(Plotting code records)
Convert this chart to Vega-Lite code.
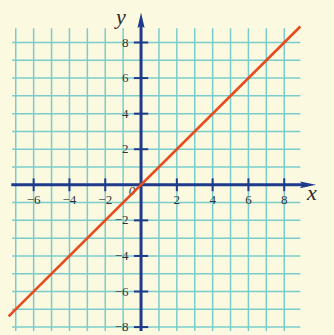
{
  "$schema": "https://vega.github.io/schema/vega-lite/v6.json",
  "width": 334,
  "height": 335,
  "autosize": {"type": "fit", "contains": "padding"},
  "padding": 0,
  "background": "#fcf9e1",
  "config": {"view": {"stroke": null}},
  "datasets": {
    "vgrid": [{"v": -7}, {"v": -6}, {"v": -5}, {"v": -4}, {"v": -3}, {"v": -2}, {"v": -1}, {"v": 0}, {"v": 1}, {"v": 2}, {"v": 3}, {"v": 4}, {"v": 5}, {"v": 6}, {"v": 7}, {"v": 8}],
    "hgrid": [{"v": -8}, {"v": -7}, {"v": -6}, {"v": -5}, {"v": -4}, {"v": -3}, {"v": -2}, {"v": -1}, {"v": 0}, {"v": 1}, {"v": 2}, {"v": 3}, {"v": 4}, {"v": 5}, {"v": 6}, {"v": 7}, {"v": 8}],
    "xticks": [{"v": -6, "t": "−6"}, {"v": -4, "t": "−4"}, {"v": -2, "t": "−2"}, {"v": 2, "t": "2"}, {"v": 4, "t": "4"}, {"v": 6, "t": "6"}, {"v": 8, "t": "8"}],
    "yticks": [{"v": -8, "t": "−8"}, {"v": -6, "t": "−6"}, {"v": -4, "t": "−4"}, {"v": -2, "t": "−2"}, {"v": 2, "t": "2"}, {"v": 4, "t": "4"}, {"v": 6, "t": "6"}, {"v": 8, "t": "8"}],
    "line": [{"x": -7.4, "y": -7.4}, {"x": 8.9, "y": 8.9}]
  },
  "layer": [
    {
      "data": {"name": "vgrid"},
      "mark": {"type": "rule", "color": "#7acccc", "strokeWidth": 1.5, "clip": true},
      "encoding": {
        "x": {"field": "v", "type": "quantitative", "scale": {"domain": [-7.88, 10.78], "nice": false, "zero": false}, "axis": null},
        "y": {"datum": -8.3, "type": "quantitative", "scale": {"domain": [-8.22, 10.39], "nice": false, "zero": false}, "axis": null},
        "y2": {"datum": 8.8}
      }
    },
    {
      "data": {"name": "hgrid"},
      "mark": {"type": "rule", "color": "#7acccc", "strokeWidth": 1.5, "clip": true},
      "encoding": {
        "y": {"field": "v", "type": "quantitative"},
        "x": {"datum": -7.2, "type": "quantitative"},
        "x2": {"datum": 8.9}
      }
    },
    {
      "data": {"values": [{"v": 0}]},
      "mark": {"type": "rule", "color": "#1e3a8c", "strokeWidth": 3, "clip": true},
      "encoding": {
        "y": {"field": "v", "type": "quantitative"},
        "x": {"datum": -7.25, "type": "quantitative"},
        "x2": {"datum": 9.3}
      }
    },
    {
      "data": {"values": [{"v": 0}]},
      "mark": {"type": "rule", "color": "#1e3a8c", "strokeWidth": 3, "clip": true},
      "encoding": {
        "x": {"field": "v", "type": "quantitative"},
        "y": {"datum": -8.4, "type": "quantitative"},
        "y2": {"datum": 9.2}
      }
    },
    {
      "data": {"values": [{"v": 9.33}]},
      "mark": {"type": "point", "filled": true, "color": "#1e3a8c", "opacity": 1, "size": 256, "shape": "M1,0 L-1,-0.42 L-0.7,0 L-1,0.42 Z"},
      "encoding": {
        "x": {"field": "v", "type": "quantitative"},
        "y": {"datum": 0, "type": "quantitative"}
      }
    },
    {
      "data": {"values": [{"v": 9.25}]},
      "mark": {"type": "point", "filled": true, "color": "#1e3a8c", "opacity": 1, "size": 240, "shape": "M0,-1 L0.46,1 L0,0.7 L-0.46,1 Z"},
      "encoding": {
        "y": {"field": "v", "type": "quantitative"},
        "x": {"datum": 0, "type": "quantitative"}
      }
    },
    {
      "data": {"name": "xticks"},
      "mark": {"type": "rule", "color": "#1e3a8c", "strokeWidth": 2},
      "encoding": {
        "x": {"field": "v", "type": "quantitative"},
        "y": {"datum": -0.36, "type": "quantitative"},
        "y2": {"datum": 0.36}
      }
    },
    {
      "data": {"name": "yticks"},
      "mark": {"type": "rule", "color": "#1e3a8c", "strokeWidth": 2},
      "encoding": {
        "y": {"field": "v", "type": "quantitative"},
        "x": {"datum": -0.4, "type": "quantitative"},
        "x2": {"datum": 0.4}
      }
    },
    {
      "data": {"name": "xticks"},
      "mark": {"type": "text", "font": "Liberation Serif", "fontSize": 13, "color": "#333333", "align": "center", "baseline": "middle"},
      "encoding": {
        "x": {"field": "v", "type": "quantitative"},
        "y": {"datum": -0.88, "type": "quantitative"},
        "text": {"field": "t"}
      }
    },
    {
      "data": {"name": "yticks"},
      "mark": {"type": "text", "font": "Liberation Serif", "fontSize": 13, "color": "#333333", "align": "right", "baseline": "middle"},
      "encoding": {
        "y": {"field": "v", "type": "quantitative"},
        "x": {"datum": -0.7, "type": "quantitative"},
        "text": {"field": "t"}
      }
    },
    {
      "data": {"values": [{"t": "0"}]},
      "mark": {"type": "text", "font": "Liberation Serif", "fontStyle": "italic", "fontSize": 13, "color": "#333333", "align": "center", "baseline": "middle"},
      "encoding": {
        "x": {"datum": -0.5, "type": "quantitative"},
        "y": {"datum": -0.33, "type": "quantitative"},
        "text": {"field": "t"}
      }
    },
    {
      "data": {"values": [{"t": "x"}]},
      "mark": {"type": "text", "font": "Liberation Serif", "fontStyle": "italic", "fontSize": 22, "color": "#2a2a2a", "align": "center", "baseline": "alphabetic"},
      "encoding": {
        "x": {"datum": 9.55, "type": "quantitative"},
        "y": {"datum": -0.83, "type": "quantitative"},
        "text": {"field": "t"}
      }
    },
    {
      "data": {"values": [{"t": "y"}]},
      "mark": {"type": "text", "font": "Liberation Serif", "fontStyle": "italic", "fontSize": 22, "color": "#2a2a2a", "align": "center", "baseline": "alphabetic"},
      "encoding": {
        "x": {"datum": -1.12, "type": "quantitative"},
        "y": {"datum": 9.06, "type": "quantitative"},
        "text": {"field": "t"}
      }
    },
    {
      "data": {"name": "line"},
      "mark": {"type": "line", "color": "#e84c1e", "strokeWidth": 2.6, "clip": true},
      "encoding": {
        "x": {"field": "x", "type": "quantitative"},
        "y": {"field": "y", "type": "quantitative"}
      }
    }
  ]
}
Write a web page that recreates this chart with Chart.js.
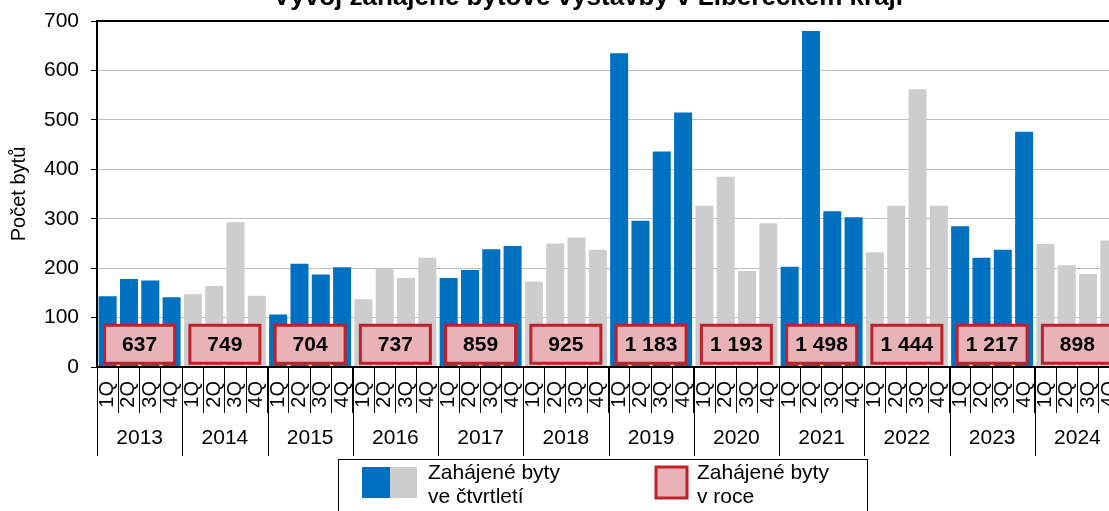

Request – A faithful copy of the records above is needed, with the pictures left out.

Output for this task –
Convert this chart to Vega-Lite code.
{
  "$schema": "https://vega.github.io/schema/vega-lite/v6.json",
  "width": 334,
  "height": 335,
  "autosize": {"type": "fit", "contains": "padding"},
  "padding": 0,
  "background": "#fcf9e1",
  "config": {"view": {"stroke": null}},
  "datasets": {
    "vgrid": [{"v": -7}, {"v": -6}, {"v": -5}, {"v": -4}, {"v": -3}, {"v": -2}, {"v": -1}, {"v": 0}, {"v": 1}, {"v": 2}, {"v": 3}, {"v": 4}, {"v": 5}, {"v": 6}, {"v": 7}, {"v": 8}],
    "hgrid": [{"v": -8}, {"v": -7}, {"v": -6}, {"v": -5}, {"v": -4}, {"v": -3}, {"v": -2}, {"v": -1}, {"v": 0}, {"v": 1}, {"v": 2}, {"v": 3}, {"v": 4}, {"v": 5}, {"v": 6}, {"v": 7}, {"v": 8}],
    "xticks": [{"v": -6, "t": "−6"}, {"v": -4, "t": "−4"}, {"v": -2, "t": "−2"}, {"v": 2, "t": "2"}, {"v": 4, "t": "4"}, {"v": 6, "t": "6"}, {"v": 8, "t": "8"}],
    "yticks": [{"v": -8, "t": "−8"}, {"v": -6, "t": "−6"}, {"v": -4, "t": "−4"}, {"v": -2, "t": "−2"}, {"v": 2, "t": "2"}, {"v": 4, "t": "4"}, {"v": 6, "t": "6"}, {"v": 8, "t": "8"}],
    "line": [{"x": -7.4, "y": -7.4}, {"x": 8.9, "y": 8.9}]
  },
  "layer": [
    {
      "data": {"name": "vgrid"},
      "mark": {"type": "rule", "color": "#7acccc", "strokeWidth": 1.5, "clip": true},
      "encoding": {
        "x": {"field": "v", "type": "quantitative", "scale": {"domain": [-7.88, 10.78], "nice": false, "zero": false}, "axis": null},
        "y": {"datum": -8.3, "type": "quantitative", "scale": {"domain": [-8.22, 10.39], "nice": false, "zero": false}, "axis": null},
        "y2": {"datum": 8.8}
      }
    },
    {
      "data": {"name": "hgrid"},
      "mark": {"type": "rule", "color": "#7acccc", "strokeWidth": 1.5, "clip": true},
      "encoding": {
        "y": {"field": "v", "type": "quantitative"},
        "x": {"datum": -7.2, "type": "quantitative"},
        "x2": {"datum": 8.9}
      }
    },
    {
      "data": {"values": [{"v": 0}]},
      "mark": {"type": "rule", "color": "#1e3a8c", "strokeWidth": 3, "clip": true},
      "encoding": {
        "y": {"field": "v", "type": "quantitative"},
        "x": {"datum": -7.25, "type": "quantitative"},
        "x2": {"datum": 9.3}
      }
    },
    {
      "data": {"values": [{"v": 0}]},
      "mark": {"type": "rule", "color": "#1e3a8c", "strokeWidth": 3, "clip": true},
      "encoding": {
        "x": {"field": "v", "type": "quantitative"},
        "y": {"datum": -8.4, "type": "quantitative"},
        "y2": {"datum": 9.2}
      }
    },
    {
      "data": {"values": [{"v": 9.33}]},
      "mark": {"type": "point", "filled": true, "color": "#1e3a8c", "opacity": 1, "size": 256, "shape": "M1,0 L-1,-0.42 L-0.7,0 L-1,0.42 Z"},
      "encoding": {
        "x": {"field": "v", "type": "quantitative"},
        "y": {"datum": 0, "type": "quantitative"}
      }
    },
    {
      "data": {"values": [{"v": 9.25}]},
      "mark": {"type": "point", "filled": true, "color": "#1e3a8c", "opacity": 1, "size": 240, "shape": "M0,-1 L0.46,1 L0,0.7 L-0.46,1 Z"},
      "encoding": {
        "y": {"field": "v", "type": "quantitative"},
        "x": {"datum": 0, "type": "quantitative"}
      }
    },
    {
      "data": {"name": "xticks"},
      "mark": {"type": "rule", "color": "#1e3a8c", "strokeWidth": 2},
      "encoding": {
        "x": {"field": "v", "type": "quantitative"},
        "y": {"datum": -0.36, "type": "quantitative"},
        "y2": {"datum": 0.36}
      }
    },
    {
      "data": {"name": "yticks"},
      "mark": {"type": "rule", "color": "#1e3a8c", "strokeWidth": 2},
      "encoding": {
        "y": {"field": "v", "type": "quantitative"},
        "x": {"datum": -0.4, "type": "quantitative"},
        "x2": {"datum": 0.4}
      }
    },
    {
      "data": {"name": "xticks"},
      "mark": {"type": "text", "font": "Liberation Serif", "fontSize": 13, "color": "#333333", "align": "center", "baseline": "middle"},
      "encoding": {
        "x": {"field": "v", "type": "quantitative"},
        "y": {"datum": -0.88, "type": "quantitative"},
        "text": {"field": "t"}
      }
    },
    {
      "data": {"name": "yticks"},
      "mark": {"type": "text", "font": "Liberation Serif", "fontSize": 13, "color": "#333333", "align": "right", "baseline": "middle"},
      "encoding": {
        "y": {"field": "v", "type": "quantitative"},
        "x": {"datum": -0.7, "type": "quantitative"},
        "text": {"field": "t"}
      }
    },
    {
      "data": {"values": [{"t": "0"}]},
      "mark": {"type": "text", "font": "Liberation Serif", "fontStyle": "italic", "fontSize": 13, "color": "#333333", "align": "center", "baseline": "middle"},
      "encoding": {
        "x": {"datum": -0.5, "type": "quantitative"},
        "y": {"datum": -0.33, "type": "quantitative"},
        "text": {"field": "t"}
      }
    },
    {
      "data": {"values": [{"t": "x"}]},
      "mark": {"type": "text", "font": "Liberation Serif", "fontStyle": "italic", "fontSize": 22, "color": "#2a2a2a", "align": "center", "baseline": "alphabetic"},
      "encoding": {
        "x": {"datum": 9.55, "type": "quantitative"},
        "y": {"datum": -0.83, "type": "quantitative"},
        "text": {"field": "t"}
      }
    },
    {
      "data": {"values": [{"t": "y"}]},
      "mark": {"type": "text", "font": "Liberation Serif", "fontStyle": "italic", "fontSize": 22, "color": "#2a2a2a", "align": "center", "baseline": "alphabetic"},
      "encoding": {
        "x": {"datum": -1.12, "type": "quantitative"},
        "y": {"datum": 9.06, "type": "quantitative"},
        "text": {"field": "t"}
      }
    },
    {
      "data": {"name": "line"},
      "mark": {"type": "line", "color": "#e84c1e", "strokeWidth": 2.6, "clip": true},
      "encoding": {
        "x": {"field": "x", "type": "quantitative"},
        "y": {"field": "y", "type": "quantitative"}
      }
    }
  ]
}
Write a web page that recreates this chart with Chart.js.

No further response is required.